Health law separates potential GOP 2016 contenders

 Presidential prospects spoke at Republican conference on Mackinac 

By Thomas Beaumont
Associated Press

MACKINAC ISLAND, Michigan (AP) — A clear divide over the health care reform law separates the emerging field of potential Republican candidates for the 2016 presidential race, previewing the battles ahead as they try to rebuild their party and seize the White House.

U.S. Sen. Ted Cruz, a favorite of the ultraconservative tea party movement, says he will fight “with every breath” to stop President Barack Obama’s signature domestic achievement, even if that means shutting down parts of the federal government. It’s an approach that former Florida Gov. Jeb Bush calls “quite dicey” politically for Republicans.

Allied on the other side are Cruz, U.S. Sen. Marco Rubio of Florida and others who say they are making a principled stand, willing to oppose the law at all costs.

Then there are those taking what they call a pragmatic approach by accepting the law, if grudgingly, and moving on. This group includes Govs. Chris Christie of New Jersey and Scott Walker of Wisconsin, who says a shutdown would violate the public trust.

“The government we have should work, so that’s why I don’t believe we should shut the government down,” Walker told reporters after speaking at a Republican conference in Michigan on Saturday.

The Republican-controlled House of Representatives passed a short-term spending plan Friday that would continue funding government operations through mid-December while withholding money for implementing the health law.

Some Republican lawmakers also advocate holding back on increasing the nation’s borrowing limit, which could result in a first-ever default, unless the law is brought down.
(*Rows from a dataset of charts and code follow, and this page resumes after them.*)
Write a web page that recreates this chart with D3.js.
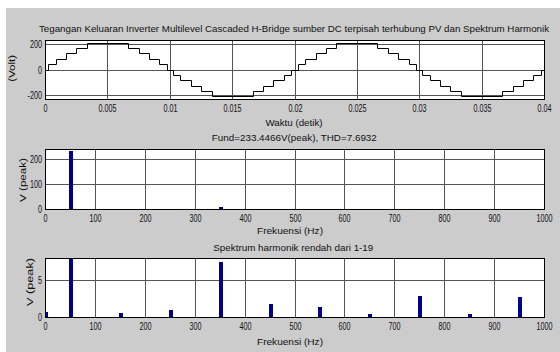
<!DOCTYPE html>
<html><head><meta charset="utf-8">
<script src="https://cdn.jsdelivr.net/npm/d3@7"></script>
<style>
body{margin:0;background:#fff}
svg{display:block}
text{font-family:"Liberation Sans",Arial,sans-serif;fill:#111}
</style></head>
<body><svg id="c" width="560" height="352"></svg>
<script>
// ---------------- data ----------------
const titleMain = "Tegangan Keluaran Inverter Multilevel Cascaded H-Bridge sumber DC terpisah terhubung PV dan Spektrum Harmonik";
const xLabelTime = "Waktu (detik)";
const yLabelTime = "(Volt)";
const titleFund = "Fund=233.4466V(peak), THD=7.6932";
const xLabelFreq = "Frekuensi (Hz)";
const yLabelFreq = "V (peak)";
const titleLow = "Spektrum harmonik rendah dari 1-19";

// staircase output voltage: switching instants (s) and level after each instant (V)
const waveTime = [0, 0.00025, 0.00085, 0.0017, 0.0025, 0.00335, 0.00665, 0.0075, 0.0083, 0.00915, 0.00975,
  0.01025, 0.01085, 0.0117, 0.0125, 0.01335, 0.01665, 0.0175, 0.0183, 0.01915, 0.01975,
  0.02025, 0.02085, 0.0217, 0.0225, 0.02335, 0.02665, 0.0275, 0.0283, 0.02915, 0.02975,
  0.03025, 0.03085, 0.0317, 0.0325, 0.03335, 0.03665, 0.0375, 0.0383, 0.03915, 0.03975, 0.04];
const waveVolt = [0, 43, 86, 129, 172, 215, 172, 129, 86, 43, 0,
  -43, -86, -129, -172, -215, -172, -129, -86, -43, 0,
  43, 86, 129, 172, 215, 172, 129, 86, 43, 0,
  -43, -86, -129, -172, -215, -172, -129, -86, -43, 0, 0];

// harmonic spectrum (Hz, V peak)
const harmFreq = [0, 50, 150, 250, 350, 450, 550, 650, 750, 850, 950];
const harmMag  = [0.70, 233.4466, 0.56, 1.01, 7.46, 1.81, 1.41, 0.47, 2.85, 0.47, 2.76];

// axes ticks
const timeTicks = [0, 0.005, 0.01, 0.015, 0.02, 0.025, 0.03, 0.035, 0.04];
const voltTicks = [-200, 0, 200];
const freqTicks = [0, 100, 200, 300, 400, 500, 600, 700, 800, 900, 1000];
const fullTicks = [0, 100, 200];
const lowTicks = [0, 5];
const voltDomain = [-235, 235];
const fullDomain = [0, 240];
const lowDomain = [0, 7.93];

// ---------------- drawing ----------------
const svg = d3.select("#c");
svg.append("rect").attr("x",0).attr("y",0).attr("width",560).attr("height",352).attr("fill","#fff");
svg.append("rect").attr("x",6).attr("y",8).attr("width",554).attr("height",344).attr("fill","#cccccc");

const L = 45, R = 544;
const gridColor = "#555";
const barColor = "#00008b";
let clipId = 0;

function squeeze(sel, f){
  sel.each(function(){
    const n = this.getComputedTextLength();
    d3.select(this).attr("textLength", n*f).attr("lengthAdjust","spacingAndGlyphs");
  });
}

function panel(top, bottom, x, y, xTicks, yTicks, xFmt, drawData){
  const g = svg.append("g");
  g.append("rect").attr("x",L).attr("y",top).attr("width",R-L).attr("height",bottom-top).attr("fill","#fff");
  const inner = xTicks.filter(d => d !== x.domain()[0] && d !== x.domain()[1]);
  const innerY = yTicks.filter(d => d !== y.domain()[0] && d !== y.domain()[1]);
  // grid
  g.append("g").attr("transform",`translate(0,${bottom})`)
    .call(d3.axisBottom(x).tickValues(inner).tickSize(-(bottom-top)).tickFormat(""))
    .call(s => { s.select(".domain").remove(); s.selectAll("line").attr("stroke",gridColor); });
  g.append("g").attr("transform",`translate(${L},0)`)
    .call(d3.axisLeft(y).tickValues(innerY).tickSize(-(R-L)).tickFormat(""))
    .call(s => { s.select(".domain").remove(); s.selectAll("line").attr("stroke",gridColor); });
  // data
  const id = "clip" + (clipId++);
  g.append("clipPath").attr("id", id).append("rect")
    .attr("x",L+1).attr("y",top+1).attr("width",R-L-1).attr("height",bottom-top-1);
  const dg = g.append("g").attr("clip-path",`url(#${id})`);
  drawData(dg);
  // box
  g.append("rect").attr("x",L+0.5).attr("y",top+0.5).attr("width",R-L).attr("height",bottom-top)
    .attr("fill","none").attr("stroke","#000").attr("stroke-width",1);
  // tick labels
  const ax = g.append("g").attr("transform",`translate(0,${bottom})`)
    .call(d3.axisBottom(x).tickValues(xTicks).tickSize(0).tickFormat(xFmt));
  ax.select(".domain").remove();
  ax.attr("font-family",null).attr("font-size",null);
  ax.selectAll("text").attr("y",12.5).attr("dy",null).attr("font-size",10).attr("fill","#111");
  squeeze(ax.selectAll("text"), 0.72);
  const ay = g.append("g").attr("transform",`translate(${L},0)`)
    .call(d3.axisLeft(y).tickValues(yTicks).tickSize(0).tickPadding(3).tickFormat(d => String(d)));
  ay.select(".domain").remove();
  ay.attr("font-family",null).attr("font-size",null);
  ay.selectAll("text").attr("dy","0.36em").attr("font-size",10).attr("fill","#111");
  squeeze(ay.selectAll("text"), 0.72);
}

// bar geometry helper: bars start at the axis, heights in whole pixels
function bars(g, x, y){
  const yu = y.copy().interpolate(d3.interpolateNumber);
  const base = yu(y.domain()[0]);
  const top = yu(y.domain()[1]);
  g.selectAll("rect.b").data(harmFreq).join("rect").attr("class","b")
    .attr("x", d => x(d)-1).attr("width",4)
    .attr("y", (d,i) => base - Math.floor(Math.min(base-top+2, base - yu(harmMag[i])) + 0.2))
    .attr("height", (d,i) => Math.floor(Math.min(base-top+2, base - yu(harmMag[i])) + 0.2))
    .attr("fill", barColor);
}

// top: time-domain waveform
const xt = d3.scaleLinear().domain([0,0.04]).rangeRound([L,R]);
const yt = d3.scaleLinear().domain(voltDomain).rangeRound([99,40]);
panel(40, 99, xt, yt, timeTicks, voltTicks, d => d3.format("~g")(d), g => {
  const pts = waveTime.map((t,i) => [t, waveVolt[i]]);
  const line = d3.line().x(d => xt(d[0])).y(d => yt(d[1])).curve(d3.curveStepAfter);
  g.append("path").attr("d", line(pts)).attr("transform","translate(0.5,0.5)")
    .attr("fill","none").attr("stroke","#000").attr("stroke-width",1);
});

// middle: full spectrum
const xf = d3.scaleLinear().domain([0,1000]).rangeRound([L,R]);
const ym = d3.scaleLinear().domain(fullDomain).rangeRound([209,149]);
panel(149, 209, xf, ym, freqTicks, fullTicks, d => String(d), g => bars(g, xf, ym));

// bottom: low-order harmonics zoom
const yb = d3.scaleLinear().domain(lowDomain).rangeRound([317,258]);
panel(258, 317, xf, yb, freqTicks, lowTicks, d => String(d), g => bars(g, xf, yb));

// titles and labels
function txt(s, x, y, w, size, rot){
  const t = svg.append("text").attr("text-anchor","middle").attr("font-size",size).text(s);
  if (rot) t.attr("transform",`translate(${x},${y}) rotate(-90)`);
  else t.attr("x",x).attr("y",y);
  if (w) t.attr("textLength",w).attr("lengthAdjust","spacingAndGlyphs");
  return t;
}
txt(titleMain, 294, 31.5, 510, 9.5);
txt(xLabelTime, 294, 125.5, 57, 9.5);
txt(titleFund, 294.3, 140.5, 165, 9.5);
txt(xLabelFreq, 290, 234, 66, 9.5);
txt(titleLow, 293.3, 250.5, 160, 9.5);
txt(xLabelFreq, 290, 344.5, 66, 9.5);
txt(yLabelTime, 14.5, 68.3, 27, 9.5, true);
txt(yLabelFreq, 25.5, 180, 44, 9.5, true);
txt(yLabelFreq, 33, 282, 48, 9.5, true);
</script></body></html>
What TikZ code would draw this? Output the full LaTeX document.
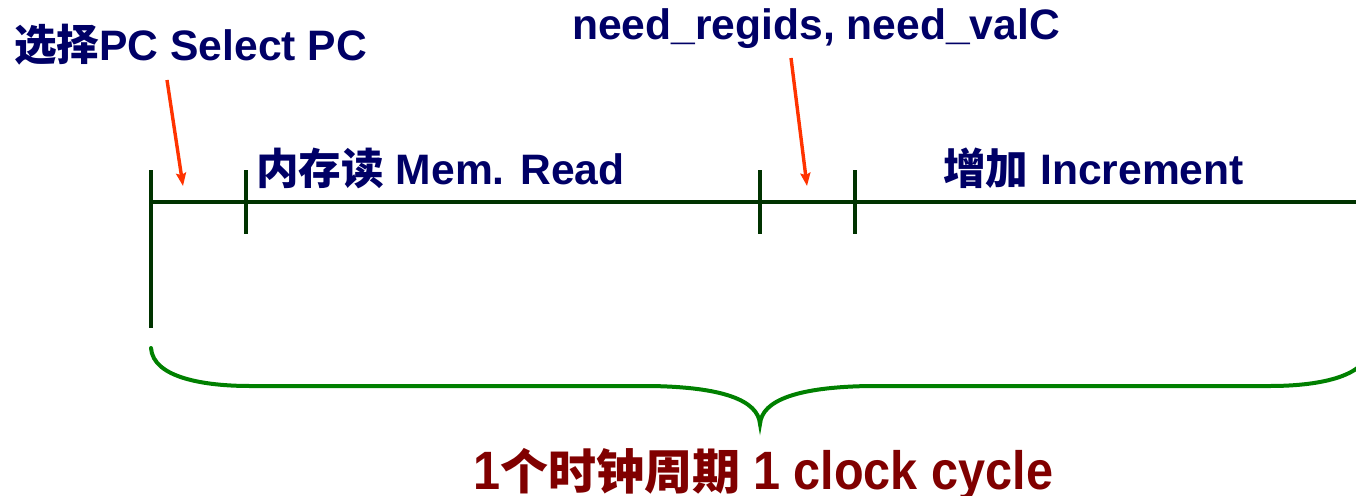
\documentclass[tikz,border=0pt]{standalone}
\usepackage{graphicx}
\usepackage{fontspec}
\setmainfont{Liberation Sans}
\newfontfamily\cjk{Noto Sans CJK SC}
\usetikzlibrary{arrows.meta}
\definecolor{navy}{RGB}{0,0,102}
\definecolor{lgreen}{RGB}{0,51,0}
\definecolor{bgreen}{RGB}{0,128,0}
\definecolor{pred}{RGB}{255,51,0}
\definecolor{dred}{RGB}{128,0,0}
\tikzset{
  lbl/.style={anchor=base west, inner sep=0pt, text=navy, font=\bfseries\fontsize{42.6}{48}\selectfont},
  tline/.style={draw=lgreen, line width=3.2pt},
  tick/.style={draw=lgreen, line width=3.5pt},
  pointer/.style={draw=pred, line width=3.4pt, -{Stealth[length=13pt,width=10pt,inset=2pt]}},
  bracepath/.style={draw=bgreen, line width=4pt, line cap=round}
}
\begin{document}
\begin{tikzpicture}[x=1pt,y=-1pt]
\useasboundingbox (0,0) rectangle (1356,495);
\clip (0,0) rectangle (1356,495);
% labels
\node[lbl] (sel) at (14,60) {\cjk 选择\rmfamily PC Select PC};
\node[lbl] (need) at (572,40) {need\_regids, need\_valC};
\node[lbl] (mem) at (256,184) {\cjk 内存读\rmfamily{} Mem. Read};
\node[lbl] (inc) at (943,184) {\cjk 增加\rmfamily{} Increment};
\node[anchor=base west, inner sep=0pt, text=dred, font=\bfseries\fontsize{54}{60}\selectfont] (cyc) at (473,489)
  {\scalebox{0.9}[1]{1}{\cjk\fontsize{48}{50}\selectfont 个时钟周期}\hspace{13pt}\scalebox{0.9}[1]{1 clock cycle}};
% timeline
\coordinate (t0) at (151,202);
\coordinate (tend) at (1360,202);
\draw[tline] (t0) -- (tend);
\draw[tick] (151,170) -- (151,328);
\draw[tick] (246,170) -- (246,234);
\draw[tick] (760,170) -- (760,234);
\draw[tick] (855,170) -- (855,234);
% pointers
\coordinate (p1s) at (167,80);
\coordinate (p1e) at (183,186);
\coordinate (p2s) at (791,58);
\coordinate (p2e) at (807,186);
\draw[pointer] (p1s) -- (p1e);
\draw[pointer] (p2s) -- (p2e);
% brace
\coordinate (bl) at (151,348);
\coordinate (bm) at (760,424);
\coordinate (br) at (1369,348);
\draw[bracepath] (bl) .. controls (153,378) and (205,386) .. (250,386)
  -- (650,386) .. controls (722,387) and (758,400) .. (bm)
  .. controls (762,400) and (798,387) .. (870,386)
  -- (1270,386) .. controls (1315,386) and (1367,378) .. (br);
\end{tikzpicture}
\end{document}
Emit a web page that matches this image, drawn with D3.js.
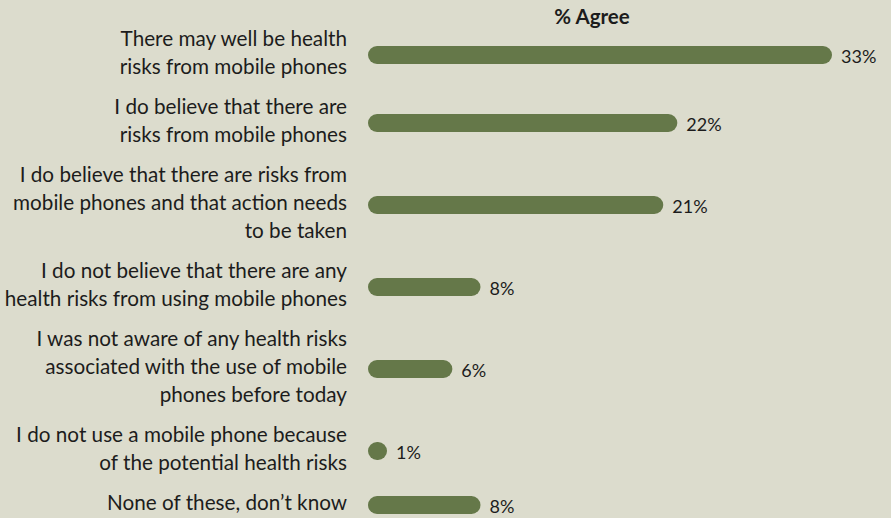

Obama used his weekly radio and Internet address Saturday to scold “a faction on the far right” of the Republican Party, and he said he would not allow “anyone to harm this country’s reputation or threaten to inflict economic pain on millions of our own people, just to make an ideological point.”

Even Sen. Rand Paul of Kentucky, another tea party favorite, was sounding more like Bush by suggesting there was little Congress could do to stop Obamacare from taking effect.

Paul said while attending the Michigan conference that Republicans could force a vote in both houses of Congress, then negotiate changes to legislation in a joint conference committee. But, he added, time is running out.

“I’m acknowledging we probably can’t defeat or get rid of Obamacare,” he told reporters. “But by starting with our position of not funding it maybe we get to a position where we make it less bad.”

Less than one-quarter of Americans approve of the job Congress is doing, about the same as approve of Republicans in Congress, according to recent national polls. Democrats poll slightly higher, and large majorities disapprove of the work of both.

Michigan Gov. Rick Snyder, hosting a state Republican conference where Walker and two other 2016 prospects, Louisiana Gov. Bobby Jindal and Paul, spoke Saturday, said a shutdown “reflects poorly on the national political culture.”

Jindal said this week, “I do think the party needs to be more than the party of ‘no.’”

Bush was more pointed. He said Republicans would be guilty of overplaying their hand if they passed a spending measure that did not include money for the health care law.

Noting that Republicans control only the House of Representatives in Washington, or “one-half of one-third of the leverage” in the capital, Bush said there “needs to be an understanding of that, or, politically, it gets quite dicey” for the party.

Cruz said concerns that voters would blame Republicans for a shutdown are unfounded.

“If history is a guide, the fear of deep political repercussions — I don’t think the data bear that out,” he said.

Republican lawmakers and Democratic President Bill Clinton failed to agree on spending in 1995, which resulted in two partial government shutdowns.

Clinton was re-elected the following year, but Cruz noted that Republicans held the majorities in both chambers of Congress in 1996 and 1998, and collaborated with Clinton on spending cuts and other changes that preceded economic expansion.